■ WHAT YOU WILL DO:
Return the data exactly, with all pictures removed.

Rows from a dataset of charts and code
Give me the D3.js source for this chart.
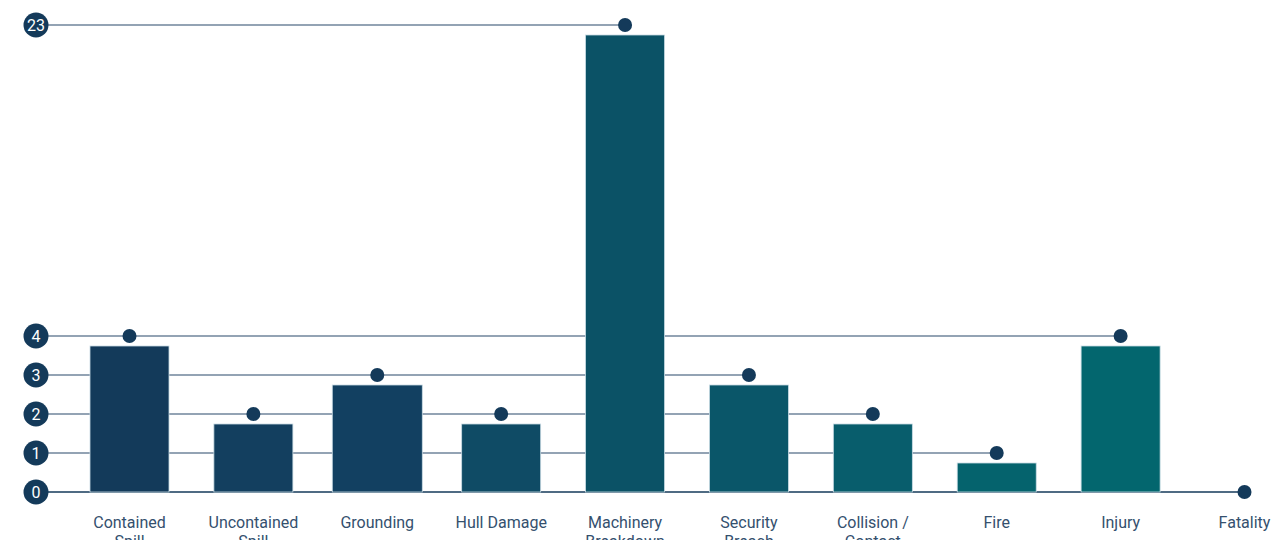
<!DOCTYPE html>
<html><head><meta charset="utf-8">
<script src="https://cdn.jsdelivr.net/npm/d3@7"></script>
<style>body{margin:0;background:#fff;}svg{display:block;font-family:Roboto,sans-serif;}</style>
</head><body><svg id="c" width="1272" height="540"></svg>
<script>
const categories = ["Contained Spill","Uncontained Spill","Grounding","Hull Damage","Machinery Breakdown","Security Breach","Collision / Contact","Fire","Injury","Fatality"];
const labelLines = [["Contained","Spill"],["Uncontained","Spill"],["Grounding"],["Hull Damage"],["Machinery","Breakdown"],["Security","Breach"],["Collision /","Contact"],["Fire"],["Injury"],["Fatality"]];
const values = [4,2,3,2,23,3,2,1,4,0];
const tickValues = [0,1,2,3,4,23];
const barColors = ["#133a5a","#133f5f","#124061","#0f4b65","#0b5266","#0a5669","#085d6c","#05636d","#03666e","#03666e"];

const svg = d3.select("#c");
const x = d3.scalePoint().domain(categories).range([129.5,1244.5]);
const y = d3.scaleLinear().domain([0,4,23]).range([492,336,25]);
const barW = 79, barOffset = 10, axisX = 36;
const wideBar = "Grounding", wideBarW = 90;
const bw = c => c === wideBar ? wideBarW : barW;

const grid = svg.append("g");
tickValues.forEach(t => {
  const idx = values.map((v,i)=>v===t?i:-1).filter(i=>i>=0);
  const xEnd = d3.max(idx, i => x(categories[i]));
  grid.append("line").attr("x1",axisX).attr("x2",xEnd).attr("y1",y(t)).attr("y2",y(t))
    .attr("stroke", t===0 ? "#143a5a" : "#6f859b").attr("stroke-width",1.5);
});

svg.append("g").selectAll("rect").data(values).join("rect")
  .attr("x",(d,i)=>x(categories[i])-bw(categories[i])/2)
  .attr("width",(d,i)=>bw(categories[i]))
  .attr("y",d=>Math.min(y(d)+barOffset,y(0)))
  .attr("height",d=>Math.max(0,y(0)-(y(d)+barOffset)))
  .attr("fill",(d,i)=>barColors[i])
  .attr("stroke","#c9dbe4").attr("stroke-width",0.8);

svg.append("g").selectAll("circle").data(values).join("circle")
  .attr("cx",(d,i)=>x(categories[i])).attr("cy",d=>y(d)).attr("r",7).attr("fill","#143a5a");

const tk = svg.append("g").selectAll("g").data(tickValues).join("g")
  .attr("transform",d=>`translate(${axisX},${y(d)})`);
tk.append("circle").attr("r",12.5).attr("fill","#143a5a");
tk.append("text").text(d=>d).attr("text-anchor","middle").attr("dy","0.36em")
  .attr("fill","#fff").attr("font-size",16);

const xl = svg.append("g").selectAll("text").data(labelLines).join("text")
  .attr("x",(d,i)=>x(categories[i])).attr("y",528).attr("text-anchor","middle")
  .attr("fill","#34506e").attr("font-size",16);
xl.selectAll("tspan").data(d=>d).join("tspan")
  .attr("x",function(){return this.parentNode.getAttribute("x");})
  .attr("dy",(d,i)=>i===0?0:19).text(d=>d);
</script></body></html>
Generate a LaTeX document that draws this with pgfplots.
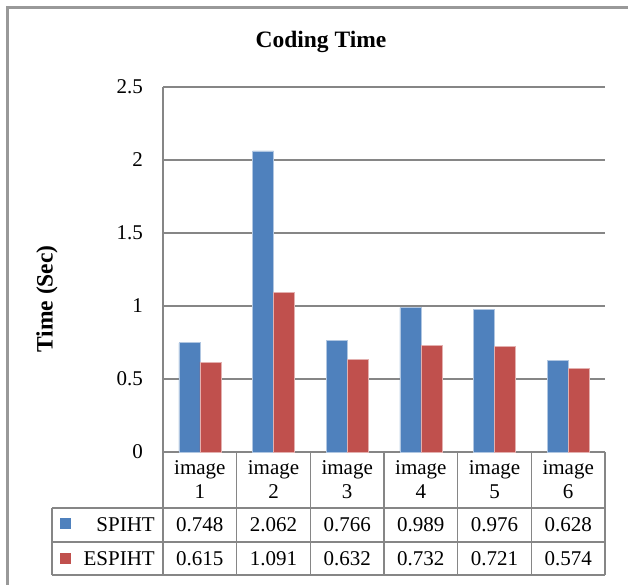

■ TASK OUTPUT:
Give me the D3.js source for this chart.
<!DOCTYPE html>
<html><head><meta charset="utf-8">
<script src="https://cdn.jsdelivr.net/npm/d3@7"></script>
<style>body{margin:0;background:#fff;}svg{display:block;font-family:Roboto,sans-serif;}</style>
</head><body><svg id="c" width="1272" height="540"></svg>
<script>
const categories = ["Contained Spill","Uncontained Spill","Grounding","Hull Damage","Machinery Breakdown","Security Breach","Collision / Contact","Fire","Injury","Fatality"];
const labelLines = [["Contained","Spill"],["Uncontained","Spill"],["Grounding"],["Hull Damage"],["Machinery","Breakdown"],["Security","Breach"],["Collision /","Contact"],["Fire"],["Injury"],["Fatality"]];
const values = [4,2,3,2,23,3,2,1,4,0];
const tickValues = [0,1,2,3,4,23];
const barColors = ["#133a5a","#133f5f","#124061","#0f4b65","#0b5266","#0a5669","#085d6c","#05636d","#03666e","#03666e"];

const svg = d3.select("#c");
const x = d3.scalePoint().domain(categories).range([129.5,1244.5]);
const y = d3.scaleLinear().domain([0,4,23]).range([492,336,25]);
const barW = 79, barOffset = 10, axisX = 36;
const wideBar = "Grounding", wideBarW = 90;
const bw = c => c === wideBar ? wideBarW : barW;

const grid = svg.append("g");
tickValues.forEach(t => {
  const idx = values.map((v,i)=>v===t?i:-1).filter(i=>i>=0);
  const xEnd = d3.max(idx, i => x(categories[i]));
  grid.append("line").attr("x1",axisX).attr("x2",xEnd).attr("y1",y(t)).attr("y2",y(t))
    .attr("stroke", t===0 ? "#143a5a" : "#6f859b").attr("stroke-width",1.5);
});

svg.append("g").selectAll("rect").data(values).join("rect")
  .attr("x",(d,i)=>x(categories[i])-bw(categories[i])/2)
  .attr("width",(d,i)=>bw(categories[i]))
  .attr("y",d=>Math.min(y(d)+barOffset,y(0)))
  .attr("height",d=>Math.max(0,y(0)-(y(d)+barOffset)))
  .attr("fill",(d,i)=>barColors[i])
  .attr("stroke","#c9dbe4").attr("stroke-width",0.8);

svg.append("g").selectAll("circle").data(values).join("circle")
  .attr("cx",(d,i)=>x(categories[i])).attr("cy",d=>y(d)).attr("r",7).attr("fill","#143a5a");

const tk = svg.append("g").selectAll("g").data(tickValues).join("g")
  .attr("transform",d=>`translate(${axisX},${y(d)})`);
tk.append("circle").attr("r",12.5).attr("fill","#143a5a");
tk.append("text").text(d=>d).attr("text-anchor","middle").attr("dy","0.36em")
  .attr("fill","#fff").attr("font-size",16);

const xl = svg.append("g").selectAll("text").data(labelLines).join("text")
  .attr("x",(d,i)=>x(categories[i])).attr("y",528).attr("text-anchor","middle")
  .attr("fill","#34506e").attr("font-size",16);
xl.selectAll("tspan").data(d=>d).join("tspan")
  .attr("x",function(){return this.parentNode.getAttribute("x");})
  .attr("dy",(d,i)=>i===0?0:19).text(d=>d);
</script></body></html>
Generate a LaTeX document that draws this with pgfplots.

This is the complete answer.